The days of dystopia that reportedly lurk on this island are being described in apocalyptic terms. As TV channels unleashed endless replays of Halloween horror movies, should we have been cowering under blankets, fearful of the knock on the door?

Yes, says the mayor of London, especially if you are poor.

Boris Johnson is threatening nothing short of an uprising because the cuts announced by Prime Minister Cameron could price the poor out of London. “I'll emphatically resist any attempt to recreate a London where the rich and poor cannot live together. We will not see and we will not accept any kind of Kosovo-style social cleansing of London,” our Tory mayor thundered.

Sounding the bugle call on the other end of the political landscape, the veteran Labour journalist Polly Toynbee accused the government of seeking the “Final Solution.” Forced to apologise, she still warned of attempts at “social cleansing.”

Inequalities grew with Labour — a smaller rise than under the Tories, but a rise nevertheless. They are set to grow further now. A careful HT reader pointed out that Britain’s finance minister did not go to Cameron’s Eton College, among the world’s most expensive schools. I was wrong — George Osborne read at St Paul’s Cathedral.

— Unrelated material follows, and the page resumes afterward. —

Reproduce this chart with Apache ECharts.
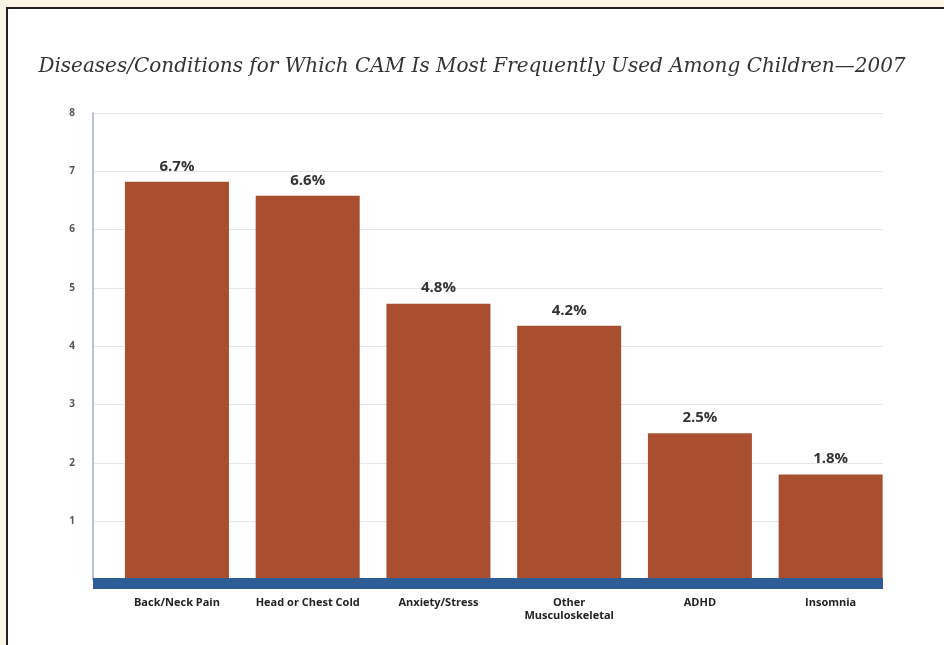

The difference in annual fees? Eton: £30,000, St Paul’s £12,000. Average annual pay: £25,500.

Knowing what a mad mix of feisty characters Londoners are, I’m always optimistic about this city.

What worries me is whether the social sector cuts will affect the elderly and poor in the

long term. Britons are living longer than ever before, partly, no doubt, as a result of unprecedented post-War social benefits. An acquaintance celebrates his mother’s 95th birthday next week — and it was only earlier this year that she stopped backpacking and toddling off on her own to Europe.

Could we see a reversal? “The cuts aren’t a conspiracy to kill off the poor you know,” the resident Twentysomething smirked. Ah Londoners, I thought — don’t you ever worry?